First of all, coming out is a huge deal. You probably don't need me to tell you that, but maybe you need a reminder. If you want to know why, go ahead and click the link. I'm no expert in that area. But just as you'd be happy for your favorite actor getting married, having a baby, or launching a new sneaker line (sorry; I had to come up with a third example for flow purposes), you should be happy for them when this Big Important Life Thingy happens, too.

Second, and more importantly in my opinion, we need out celebrities in order to normalize homosexuality. Because it is normal. But so many people don't know that, whether it's because they're honestly ignorant, or willfully. They need to know this. When I was a kid, the only out gay celebrity I knew of was Elton John. And Sir Elton is awesome, but most of the gay men I've met do not wear outrageous sunglasses. Most.

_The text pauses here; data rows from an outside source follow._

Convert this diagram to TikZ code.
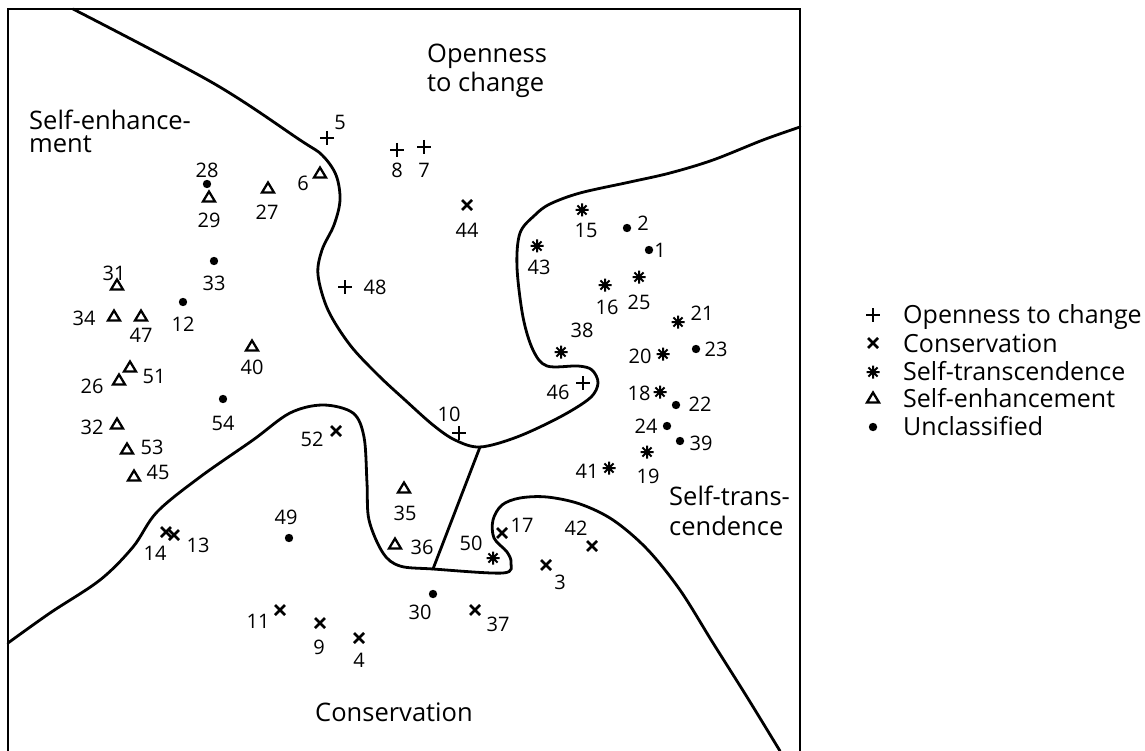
\documentclass[tikz,border=0pt]{standalone}
\usepackage{fontspec}
\setmainfont{Open Sans}
\tikzset{
	mk/.style={line width=2.5pt, line cap=butt},
	num/.style={font=\fontsize{20}{23}\selectfont, inner sep=0pt},
	region/.style={font=\fontsize{25.5}{30}\selectfont, anchor=base west, inner sep=0pt},
	legtxt/.style={font=\fontsize{25}{30}\selectfont, anchor=base west, inner sep=0pt},
	border/.style={line width=2.2pt, line join=miter},
	bound/.style={line width=2.8pt},
	plusmk/.pic={\draw[mk] (-7,0)--(7,0) (0,-7)--(0,7);},
	crossmk/.pic={\draw[mk] (-5,-5)--(5,5) (-5,5)--(5,-5);},
	starmk/.pic={\draw[mk,line width=2pt] (-6.5,0)--(6.5,0) (0,-6.5)--(0,6.5) (-4.6,-4.6)--(4.6,4.6) (-4.6,4.6)--(4.6,-4.6);},
	trimk/.pic={\draw[line width=2.3pt, line join=miter] (-6,4.5)--(6,4.5)--(0,-5.5)--cycle;},
	dotmk/.pic={\fill (0,0) circle (4.2);}
}
\begin{document}
\begin{tikzpicture}[x=1pt, y=-1pt, line join=round, line cap=round]
	\useasboundingbox (0,0) rectangle (1145,751);
	%frame, open at the bottom
	\draw[border] (8,751) -- (8,9) -- (800,9) -- (800,751);
	\coordinate (jtop) at (480,447);
	\coordinate (jbot) at (433,569);
	% region boundaries
	\draw[bound] plot[smooth, tension=0.55] coordinates {(73,9) (213,83) (300,140) (322,155) (336,175) (340,200) (334,225) (322,250) (318,275) (328,310) (350,345) (378,375) (405,400) (433,425) (455,440) (jtop) (517,437) (560,417) (590,398) (598,383) (592,370) (578,366) (547,366) (533,350) (523,317) (517,267) (520,233) (535,215) (550,204) (580,193) (630,182) (670,173) (713,160) (763,140) (800,127)};
	\draw[bound] plot[smooth, tension=0.55] coordinates {(8,643) (50,613) (100,580) (133,547) (157,512) (200,477) (253,440) (290,413) (323,405) (353,413) (364,437) (367,483) (369,520) (383,553) (400,566) (jbot) (503,573) (511,563) (507,552) (494,538) (493,520) (502,505) (520,498) (547,497) (580,504) (613,520) (647,549) (680,590) (713,643) (747,697) (780,751)};
	\draw[bound] (jtop) -- (jbot);
	% region names
	\node[region] (open1) at (427,63) {Openness};
	\node[region] (open2) at (427,92) {to change};
	\node[region] (enh1) at (29,130) {Self-enhance-};
	\node[region] (enh2) at (29,153) {ment};
	\node[region] (tra1) at (669,505) {Self-trans-};
	\node[region] (tra2) at (669,535) {cendence};
	\node[region] (cons) at (315,721) {Conservation};
	% openness to change
	\path (327,138) pic{plusmk} node[num, shift={(13,-16)}] (n5) {5};
	\path (397,150) pic{plusmk} node[num, shift={(0,20)}] (n8) {8};
	\path (424,147) pic{plusmk} node[num, shift={(0,23)}] (n7) {7};
	\path (345,287) pic{plusmk} node[num, shift={(30,0)}] (n48) {48};
	\path (583,383) pic{plusmk} node[num, shift={(-25,9)}] (n46) {46};
	\path (459,433) pic{plusmk} node[num, shift={(-10,-19)}] (n10) {10};
	% conservation
	\path (467,205) pic{crossmk} node[num, shift={(0,25)}] (n44) {44};
	\path (336,431) pic{crossmk} node[num, shift={(-24,8)}] (n52) {52};
	\path (166,532) pic{crossmk} node[num, shift={(-11,21)}] (n14) {14};
	\path (174,535) pic{crossmk} node[num, shift={(24,10)}] (n13) {13};
	\path (502,533) pic{crossmk} node[num, shift={(20,-8)}] (n17) {17};
	\path (592,546) pic{crossmk} node[num, shift={(-16,-18)}] (n42) {42};
	\path (546,565) pic{crossmk} node[num, shift={(14,17)}] (n3) {3};
	\path (280,610) pic{crossmk} node[num, shift={(-22,11)}] (n11) {11};
	\path (320,623) pic{crossmk} node[num, shift={(-1,24)}] (n9) {9};
	\path (359,638) pic{crossmk} node[num, shift={(0,22)}] (n4) {4};
	\path (475,610) pic{crossmk} node[num, shift={(23,14)}] (n37) {37};
	% self-transcendence
	\path (582,210) pic{starmk} node[num, shift={(4,20)}] (n15) {15};
	\path (537,246) pic{starmk} node[num, shift={(2,21)}] (n43) {43};
	\path (605,285) pic{starmk} node[num, shift={(2,22)}] (n16) {16};
	\path (639,277) pic{starmk} node[num, shift={(0,25)}] (n25) {25};
	\path (678,322) pic{starmk} node[num, shift={(24,-9)}] (n21) {21};
	\path (561,352) pic{starmk} node[num, shift={(21,-22)}] (n38) {38};
	\path (663,354) pic{starmk} node[num, shift={(-23,2)}] (n20) {20};
	\path (660,392) pic{starmk} node[num, shift={(-21,1)}] (n18) {18};
	\path (647,452) pic{starmk} node[num, shift={(1,24)}] (n19) {19};
	\path (609,468) pic{starmk} node[num, shift={(-22,3)}] (n41) {41};
	\path (493,558) pic{starmk} node[num, shift={(-22,-15)}] (n50) {50};
	% self-enhancement
	\path (320,173) pic{trimk} node[num, shift={(-17,10)}] (n6) {6};
	\path (209,197) pic{trimk} node[num, shift={(0,23)}] (n29) {29};
	\path (268,188) pic{trimk} node[num, shift={(-1,24)}] (n27) {27};
	\path (117,285) pic{trimk} node[num, shift={(-3,-12)}] (n31) {31};
	\path (114,316) pic{trimk} node[num, shift={(-30,2)}] (n34) {34};
	\path (141,316) pic{trimk} node[num, shift={(0,19)}] (n47) {47};
	\path (252,346) pic{trimk} node[num, shift={(0,21)}] (n40) {40};
	\path (130,367) pic{trimk} node[num, shift={(24,9)}] (n51) {51};
	\path (119,380) pic{trimk} node[num, shift={(-27,6)}] (n26) {26};
	\path (117,424) pic{trimk} node[num, shift={(-25,3)}] (n32) {32};
	\path (127,449) pic{trimk} node[num, shift={(25,-2)}] (n53) {53};
	\path (134,476) pic{trimk} node[num, shift={(24,-4)}] (n45) {45};
	\path (404,488) pic{trimk} node[num, shift={(1,25)}] (n35) {35};
	\path (395,544) pic{trimk} node[num, shift={(27,3)}] (n36) {36};
	% unclassified
	\path (207,184) pic{dotmk} node[num, shift={(0,-14)}] (n28) {28};
	\path (627,228) pic{dotmk} node[num, shift={(16,-5)}] (n2) {2};
	\path (649,250) pic{dotmk} node[num, shift={(11,0)}] (n1) {1};
	\path (214,261) pic{dotmk} node[num, shift={(0,22)}] (n33) {33};
	\path (183,302) pic{dotmk} node[num, shift={(0,22)}] (n12) {12};
	\path (223,399) pic{dotmk} node[num, shift={(0,24)}] (n54) {54};
	\path (696,349) pic{dotmk} node[num, shift={(20,0)}] (n23) {23};
	\path (676,405) pic{dotmk} node[num, shift={(24,-1)}] (n22) {22};
	\path (667,426) pic{dotmk} node[num, shift={(-21,0)}] (n24) {24};
	\path (680,441) pic{dotmk} node[num, shift={(21,2)}] (n39) {39};
	\path (289,538) pic{dotmk} node[num, shift={(-3,-21)}] (n49) {49};
	\path (433,594) pic{dotmk} node[num, shift={(-13,18)}] (n30) {30};
	% legend
	\path (873,315) pic{plusmk};
	\node[legtxt] (leg1) at (903,323) {Openness to change};
	\path (873,343) pic{crossmk};
	\node[legtxt] (leg2) at (903,352) {Conservation};
	\path (873,372) pic{starmk};
	\node[legtxt] (leg3) at (903,380) {Self-transcendence};
	\path (873,398) pic{trimk};
	\node[legtxt] (leg4) at (903,407) {Self-enhancement};
	\path (873,427) pic{dotmk};
	\node[legtxt] (leg5) at (903,435) {Unclassified};
\end{tikzpicture}
\end{document}
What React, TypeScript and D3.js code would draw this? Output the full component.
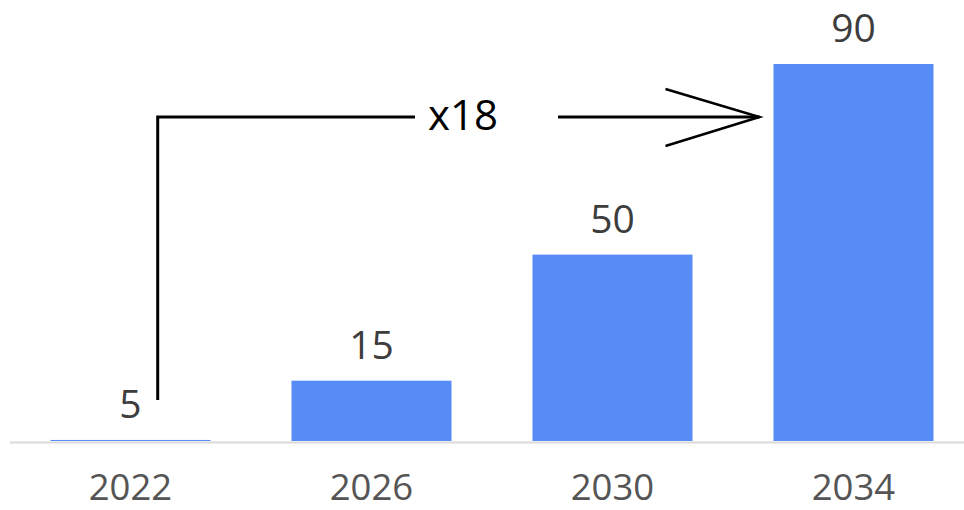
import React from "react";
import * as d3 from "d3";

const categories = ["2022", "2026", "2030", "2034"];
const valueLabels = [5, 15, 50, 90];
// bar heights as drawn in the picture (same units as the y domain)
const barValues = [0.25, 14.4, 44.5, 90];
const multiplierLabel = "x18";

const W = 964;
const H = 510;
const FONT = "'Open Sans', 'DejaVu Sans', sans-serif";
const BLUE = "#578cf6";

export default function App() {
  const x = d3
    .scaleBand<string>()
    .domain(categories)
    .range([10, 974])
    .paddingInner(0.336)
    .paddingOuter(0.168);
  const y = d3.scaleLinear().domain([0, 90]).range([441, 64]);
  const bw = x.bandwidth();

  const annY = 117;
  const vx = (x("2022") as number) + bw * 0.67;
  const vBottom = 400;
  const tipX = (x("2034") as number) - 14;
  const textX = 428;
  const leftEnd = 415;
  const rightStart = 558;

  return (
    <svg
      width={W}
      height={H}
      style={{ position: "absolute", left: 0, top: 0, background: "#fff" }}
    >
      <line x1={10} x2={964} y1={442.5} y2={442.5} stroke="#d9d9d9" strokeWidth={2} />
      {categories.map((c, i) => {
        const h = Math.max(1, y(0) - y(barValues[i]));
        return (
          <rect
            key={c}
            x={x(c)}
            y={y(0) - h}
            width={bw}
            height={h}
            fill={BLUE}
          />
        );
      })}
      {categories.map((c, i) => (
        <text
          key={"v" + c}
          x={(x(c) as number) + bw / 2}
          y={y(barValues[i]) - 22}
          textAnchor="middle"
          fontFamily={FONT}
          fontSize={39}
          fill="#3d3d3d"
        >
          {valueLabels[i]}
        </text>
      ))}
      {categories.map((c) => (
        <text
          key={"c" + c}
          x={(x(c) as number) + bw / 2}
          y={500}
          textAnchor="middle"
          fontFamily={FONT}
          fontSize={36.5}
          fill="#555555"
        >
          {c}
        </text>
      ))}
      <path
        d={`M${vx},${vBottom} V${annY} H${leftEnd}`}
        fill="none"
        stroke="#000"
        strokeWidth={3}
      />
      <line x1={rightStart} x2={tipX} y1={annY} y2={annY} stroke="#000" strokeWidth={3} />
      <path
        d={`M${tipX - 94},${annY - 28} L${tipX},${annY} L${tipX - 94},${annY + 29}`}
        fill="none"
        stroke="#000"
        strokeWidth={2.5}
      />
      <text x={textX} y={130} fontFamily={FONT} fontSize={42} fill="#000">
        {multiplierLabel}
      </text>
    </svg>
  );
}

Kids need to know that gay people are normal, everyday people. If my son is gay, he needs to know that it doesn't mean he has to take piano lessons and wear a sequined blazer. He can be a professional athlete, like Michael Sam. He can be an actor, like Jim Parsons. He can be a CEO, like Clive Davis. A news anchor, like Anderson Cooper. These are all normal people. Strike that; these are exceptional people. These people are kicking ass in their fields, and the public embraces them. He can be anything a straight person can be.

And if he is straight, he needs to know- as do a lot of adults- that some of the celebrities that he looks up to are gay, some are straight, some are bi, and it doesn't affect him at all, unless he's planning on trying to date one of them.

Now, this is not to say that I think all gay and bi celebrities should be outed. I hope you're not reading it that way. It's a very brave and very difficult thing to come out, and it's nobody else's choice. We don't have the right to know what anyone else is up to in their bedroom. But those celebrities who do come out are doing a great service for the LGBTQ community, and for society in general, by helping us all inch towards a more enlightened tomorrow. I commend them.

So to my straight ally friends, I'll sum it up like this: It's great that you don't care about other people's orientation. But until the day that nobody cares, coming out should always matter.